No other democratic country in the world, with comparably thorough investigative mechanisms, would be told that it had to do more -- that a judicial investigation was also required. Neither the United States nor United Kingdom have been told that a judicial inquiry, beyond the investigations already underway, must be conducted. But the Goldstone report demands that Israel and Israel alone must go beyond its normal investigative mechanism and bring in outside judges. This reflects yet another double standard.

Nonetheless, it would be prudent for Israel to conduct a completely independent judicial reviews. Not that its results would ever satisfy the world's numerous Israel-bashers! It ought to be conducted to satisfy Israel and supporters of Israel that no stone has been left unturned.

Such a review could include the issuance of subpoenas to soldiers, commanders and policy makers, as in a trial. Or it could be limited to traditional "judicial review" of the findings of military investigators, as in an appeal. That should be up to the Israeli government to decide.

Whatever type of review is decided upon, it will be real -- as distinguished from the so-called "investigation" conducted by Hamas, which has already decided that those who fired rockets into Israel had no intention to kill Israeli civilians. Why then did they fire the rockets when children were on the way to school? Why then did they fire them in the direction of cities and towns?

What will happen if Israel conducts a probing investigation and Hamas conducts a whitewash? According to the Goldstone report, that should result in referring Hamas, but not Israel to the International Criminal Court and other tribunals. Will that happen? Don't hold your breath.

The reality, which any truly independent investigation of Hamas and Israel would disclose, is that many of the civilians who were killed during Operation Cast Lead were, in fact, the victims of a deliberate and willful policy of killing Palestinian civilians in order to gain a non-military advantage. The real question is who killed these civilians and who should be held responsible for their deaths. Any fair assessment of the evidence leads to the following conclusion: Hamas deliberately conducted its terrorist activities against Israel in a manner calculated by Hamas to produce Palestinian civilian deaths from Israeli weapons. Any fair assessment of the evidence also leads to the conclusion that while Israel loses from the death of every Palestinian civilian, Hamas gains from every such death. As Golda Meir once put it: "We can perhaps forgive you for killing our children, but we can never forgive you for making us kill your children." The last thing Israel wants to do is kill innocent Palestinian civilians. But every democracy is obligated to protect its own civilians from rocket attacks. The truth is that Hamas deliberately fired rockets at Israeli civilians from densely populated civilians areas precisely to put Israel to a Hobson's choice: either do nothing and allow Israeli civilians to be subject to indiscriminate rocket attacks; or attack those who are firing the rockets, thereby assuring that there will be some Palestinian civilian deaths. The Goldstone report inverted these conclusions because of the evidentiary bias it showed in evaluating the facts.
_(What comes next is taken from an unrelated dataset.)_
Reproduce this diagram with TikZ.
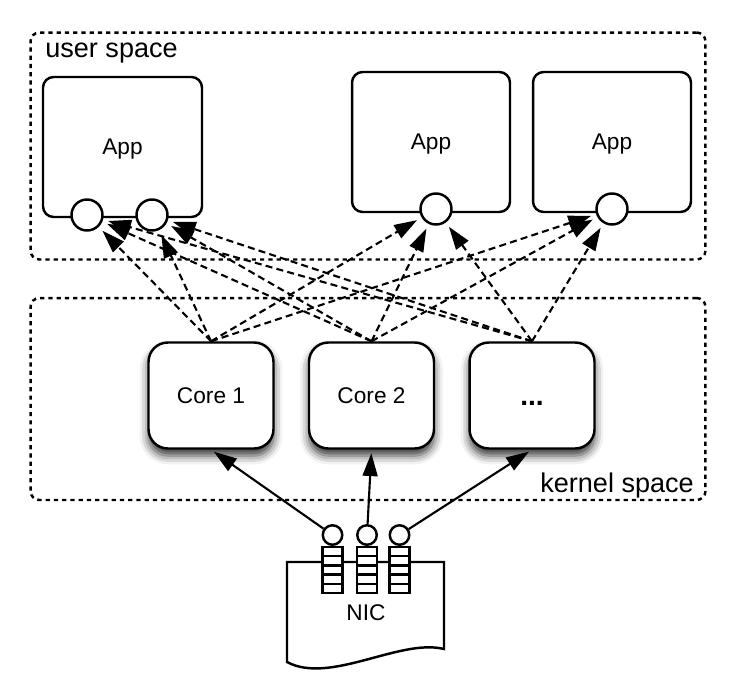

It falsely blamed Israel rather than Hamas for the civilian deaths caused, both factually and morally, by the longstanding Hamas tactic.

It is a well accepted principle of law, both domestic and international, that when a terrorist fires from a crowded area at innocent people, and the only way the police have of stopping the terrorist from endangering innocent lives is by shooting at him -- if the policeman, despite his best efforts, shoots and kills innocent civilians, the terrorist is responsible for those deaths, not the policeman.

Any fair assessment of the events in Gaza must begin with that principle -- a principle totally ignored by the Goldstone report.